Task prompt:
Search the listing below for the word "this" and copy each line that holds it.

• • • •

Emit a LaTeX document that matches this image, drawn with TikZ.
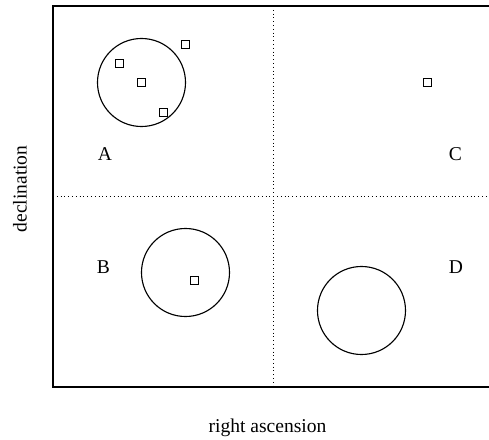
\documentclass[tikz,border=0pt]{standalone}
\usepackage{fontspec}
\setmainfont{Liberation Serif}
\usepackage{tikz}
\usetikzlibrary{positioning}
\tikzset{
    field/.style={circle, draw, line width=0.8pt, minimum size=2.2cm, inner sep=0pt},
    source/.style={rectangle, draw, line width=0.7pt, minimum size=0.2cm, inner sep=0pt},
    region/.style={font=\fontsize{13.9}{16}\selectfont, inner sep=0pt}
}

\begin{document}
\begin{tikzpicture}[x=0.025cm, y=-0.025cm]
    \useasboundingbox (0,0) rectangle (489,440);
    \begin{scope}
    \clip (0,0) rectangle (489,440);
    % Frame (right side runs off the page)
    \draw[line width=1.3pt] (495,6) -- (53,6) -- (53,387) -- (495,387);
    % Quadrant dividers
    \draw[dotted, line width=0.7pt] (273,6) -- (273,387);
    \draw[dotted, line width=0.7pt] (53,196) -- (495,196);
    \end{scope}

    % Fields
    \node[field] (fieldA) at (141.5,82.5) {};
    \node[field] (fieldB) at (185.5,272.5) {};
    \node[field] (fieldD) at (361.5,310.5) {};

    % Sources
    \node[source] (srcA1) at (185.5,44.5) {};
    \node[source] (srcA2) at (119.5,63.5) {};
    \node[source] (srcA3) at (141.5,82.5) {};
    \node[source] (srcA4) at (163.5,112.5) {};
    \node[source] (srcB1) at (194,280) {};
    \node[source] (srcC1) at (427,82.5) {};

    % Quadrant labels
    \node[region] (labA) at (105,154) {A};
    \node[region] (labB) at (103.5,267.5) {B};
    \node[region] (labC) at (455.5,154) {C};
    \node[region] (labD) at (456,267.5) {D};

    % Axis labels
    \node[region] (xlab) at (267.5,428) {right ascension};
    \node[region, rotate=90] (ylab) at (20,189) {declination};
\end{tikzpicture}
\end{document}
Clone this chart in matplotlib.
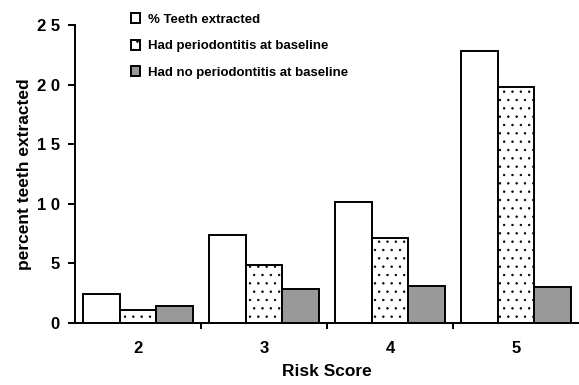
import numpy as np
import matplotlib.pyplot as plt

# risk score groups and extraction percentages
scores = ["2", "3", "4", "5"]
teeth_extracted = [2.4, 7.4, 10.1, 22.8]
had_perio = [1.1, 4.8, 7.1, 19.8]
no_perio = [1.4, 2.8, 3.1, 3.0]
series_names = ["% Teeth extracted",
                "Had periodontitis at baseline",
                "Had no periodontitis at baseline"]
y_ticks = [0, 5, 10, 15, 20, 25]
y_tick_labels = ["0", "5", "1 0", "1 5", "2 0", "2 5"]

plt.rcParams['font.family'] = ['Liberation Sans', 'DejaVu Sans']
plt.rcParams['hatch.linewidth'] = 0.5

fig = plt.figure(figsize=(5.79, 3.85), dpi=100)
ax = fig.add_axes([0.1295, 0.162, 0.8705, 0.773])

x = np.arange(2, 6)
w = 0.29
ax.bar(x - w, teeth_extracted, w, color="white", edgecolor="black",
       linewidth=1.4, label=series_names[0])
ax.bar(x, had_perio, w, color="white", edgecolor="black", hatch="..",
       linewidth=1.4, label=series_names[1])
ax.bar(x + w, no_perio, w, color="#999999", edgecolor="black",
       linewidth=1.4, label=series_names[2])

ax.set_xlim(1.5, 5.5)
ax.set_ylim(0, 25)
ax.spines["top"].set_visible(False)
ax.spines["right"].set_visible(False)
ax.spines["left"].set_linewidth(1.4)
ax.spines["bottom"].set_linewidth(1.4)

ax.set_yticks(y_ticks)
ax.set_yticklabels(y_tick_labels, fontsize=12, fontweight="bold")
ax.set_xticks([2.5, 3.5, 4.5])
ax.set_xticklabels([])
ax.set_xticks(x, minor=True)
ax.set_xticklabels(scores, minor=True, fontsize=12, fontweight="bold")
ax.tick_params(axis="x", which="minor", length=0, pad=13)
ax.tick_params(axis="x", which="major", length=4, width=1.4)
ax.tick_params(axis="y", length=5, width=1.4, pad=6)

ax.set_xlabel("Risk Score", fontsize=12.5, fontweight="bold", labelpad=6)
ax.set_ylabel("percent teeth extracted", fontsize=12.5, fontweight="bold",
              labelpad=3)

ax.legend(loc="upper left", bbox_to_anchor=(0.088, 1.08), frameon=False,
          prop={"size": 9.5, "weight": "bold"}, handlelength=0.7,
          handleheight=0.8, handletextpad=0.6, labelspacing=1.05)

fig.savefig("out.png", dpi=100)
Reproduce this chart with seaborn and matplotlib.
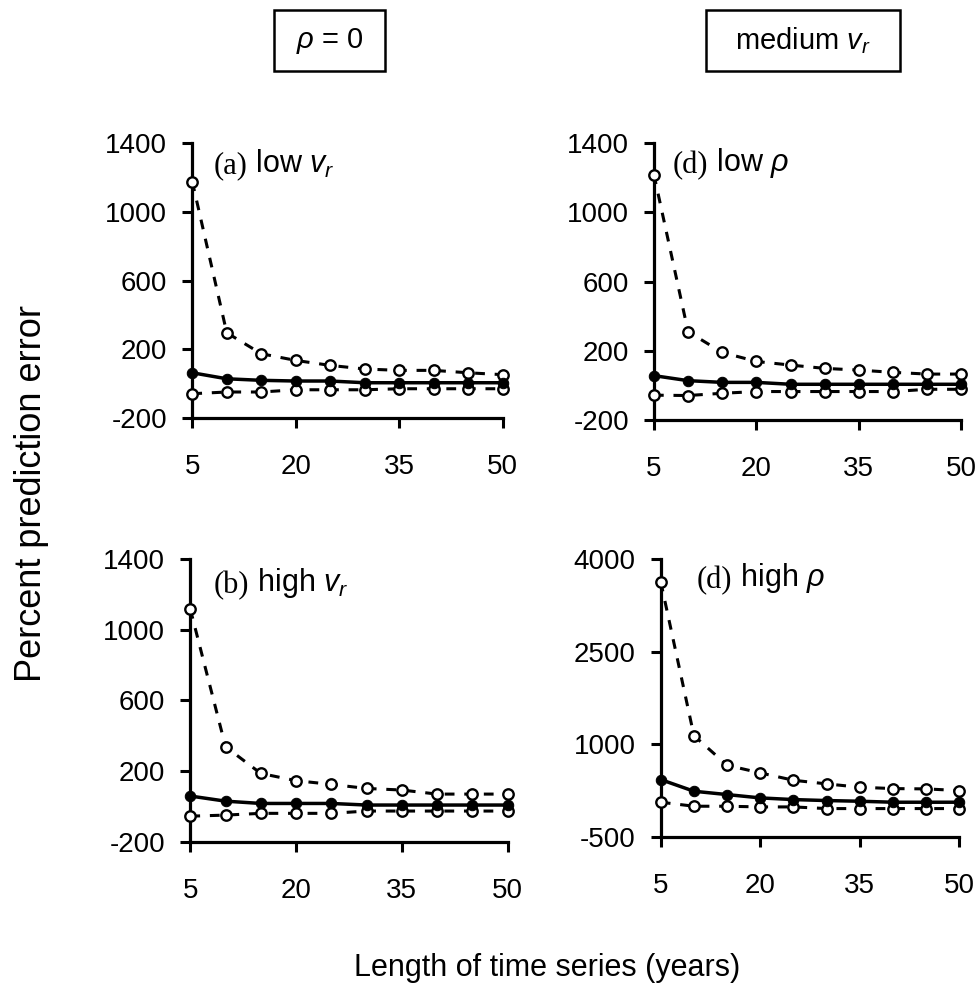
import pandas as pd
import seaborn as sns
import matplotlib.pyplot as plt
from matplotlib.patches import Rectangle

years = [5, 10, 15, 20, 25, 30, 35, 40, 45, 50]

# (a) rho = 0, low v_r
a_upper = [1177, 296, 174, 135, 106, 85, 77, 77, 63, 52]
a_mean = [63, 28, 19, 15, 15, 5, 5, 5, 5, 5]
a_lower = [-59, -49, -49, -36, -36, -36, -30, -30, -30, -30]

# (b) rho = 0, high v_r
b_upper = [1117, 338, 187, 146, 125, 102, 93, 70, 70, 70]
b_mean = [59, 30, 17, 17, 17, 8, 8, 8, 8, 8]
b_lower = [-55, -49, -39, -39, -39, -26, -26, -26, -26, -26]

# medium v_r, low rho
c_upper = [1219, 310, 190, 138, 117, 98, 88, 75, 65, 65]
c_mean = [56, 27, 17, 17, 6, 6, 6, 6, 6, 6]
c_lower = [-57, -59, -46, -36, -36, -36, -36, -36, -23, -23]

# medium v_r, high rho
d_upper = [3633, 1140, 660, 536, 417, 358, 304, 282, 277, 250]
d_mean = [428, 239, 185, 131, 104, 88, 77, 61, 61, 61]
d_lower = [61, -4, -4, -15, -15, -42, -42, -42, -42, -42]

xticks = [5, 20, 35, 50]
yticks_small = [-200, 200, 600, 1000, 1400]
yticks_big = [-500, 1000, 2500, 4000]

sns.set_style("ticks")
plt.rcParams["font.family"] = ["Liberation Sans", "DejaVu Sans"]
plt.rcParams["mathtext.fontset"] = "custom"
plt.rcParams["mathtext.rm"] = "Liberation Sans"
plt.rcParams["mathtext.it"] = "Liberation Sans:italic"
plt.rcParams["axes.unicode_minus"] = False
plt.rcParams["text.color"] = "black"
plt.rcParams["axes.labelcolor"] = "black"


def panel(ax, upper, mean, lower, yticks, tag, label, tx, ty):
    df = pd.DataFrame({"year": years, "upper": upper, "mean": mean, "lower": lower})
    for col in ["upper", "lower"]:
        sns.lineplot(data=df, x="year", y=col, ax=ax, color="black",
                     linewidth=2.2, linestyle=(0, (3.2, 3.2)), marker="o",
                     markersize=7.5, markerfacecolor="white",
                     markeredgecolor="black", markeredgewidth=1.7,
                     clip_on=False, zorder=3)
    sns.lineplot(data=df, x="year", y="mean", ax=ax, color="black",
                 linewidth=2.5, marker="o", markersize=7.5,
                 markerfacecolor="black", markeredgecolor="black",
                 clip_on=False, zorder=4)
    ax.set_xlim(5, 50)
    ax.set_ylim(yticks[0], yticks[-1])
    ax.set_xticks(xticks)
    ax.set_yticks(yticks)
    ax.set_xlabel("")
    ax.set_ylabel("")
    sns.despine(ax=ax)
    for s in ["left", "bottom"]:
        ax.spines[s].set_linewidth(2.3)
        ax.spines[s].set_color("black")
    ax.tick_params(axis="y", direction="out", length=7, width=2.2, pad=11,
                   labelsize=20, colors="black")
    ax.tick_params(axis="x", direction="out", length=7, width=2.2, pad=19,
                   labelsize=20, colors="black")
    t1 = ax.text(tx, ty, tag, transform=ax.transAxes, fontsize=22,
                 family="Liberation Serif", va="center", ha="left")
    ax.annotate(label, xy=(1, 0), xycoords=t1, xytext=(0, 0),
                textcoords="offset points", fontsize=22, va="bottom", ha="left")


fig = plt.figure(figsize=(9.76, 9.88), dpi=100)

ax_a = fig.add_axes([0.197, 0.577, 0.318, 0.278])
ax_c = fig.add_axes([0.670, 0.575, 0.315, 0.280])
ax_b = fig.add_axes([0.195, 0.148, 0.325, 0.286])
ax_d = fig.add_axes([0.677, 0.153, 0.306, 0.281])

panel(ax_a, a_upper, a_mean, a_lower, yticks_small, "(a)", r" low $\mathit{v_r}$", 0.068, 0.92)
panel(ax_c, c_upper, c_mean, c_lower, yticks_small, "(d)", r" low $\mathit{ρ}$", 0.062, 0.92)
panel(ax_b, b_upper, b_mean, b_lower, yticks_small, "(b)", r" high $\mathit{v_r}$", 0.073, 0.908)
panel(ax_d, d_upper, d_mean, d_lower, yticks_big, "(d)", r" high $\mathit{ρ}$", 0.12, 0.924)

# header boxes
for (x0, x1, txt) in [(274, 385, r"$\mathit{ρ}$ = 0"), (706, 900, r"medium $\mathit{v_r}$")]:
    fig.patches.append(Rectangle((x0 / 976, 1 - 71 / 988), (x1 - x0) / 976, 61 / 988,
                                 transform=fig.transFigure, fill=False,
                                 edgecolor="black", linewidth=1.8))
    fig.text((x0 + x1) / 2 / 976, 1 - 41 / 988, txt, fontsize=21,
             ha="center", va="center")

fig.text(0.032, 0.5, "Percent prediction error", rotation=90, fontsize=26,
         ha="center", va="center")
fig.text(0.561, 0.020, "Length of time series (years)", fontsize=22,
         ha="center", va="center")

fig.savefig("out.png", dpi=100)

• • • •

Result:
Emit a LaTeX document that matches this image, drawn with TikZ.
Clone this chart in matplotlib.
Reproduce this chart with seaborn and matplotlib.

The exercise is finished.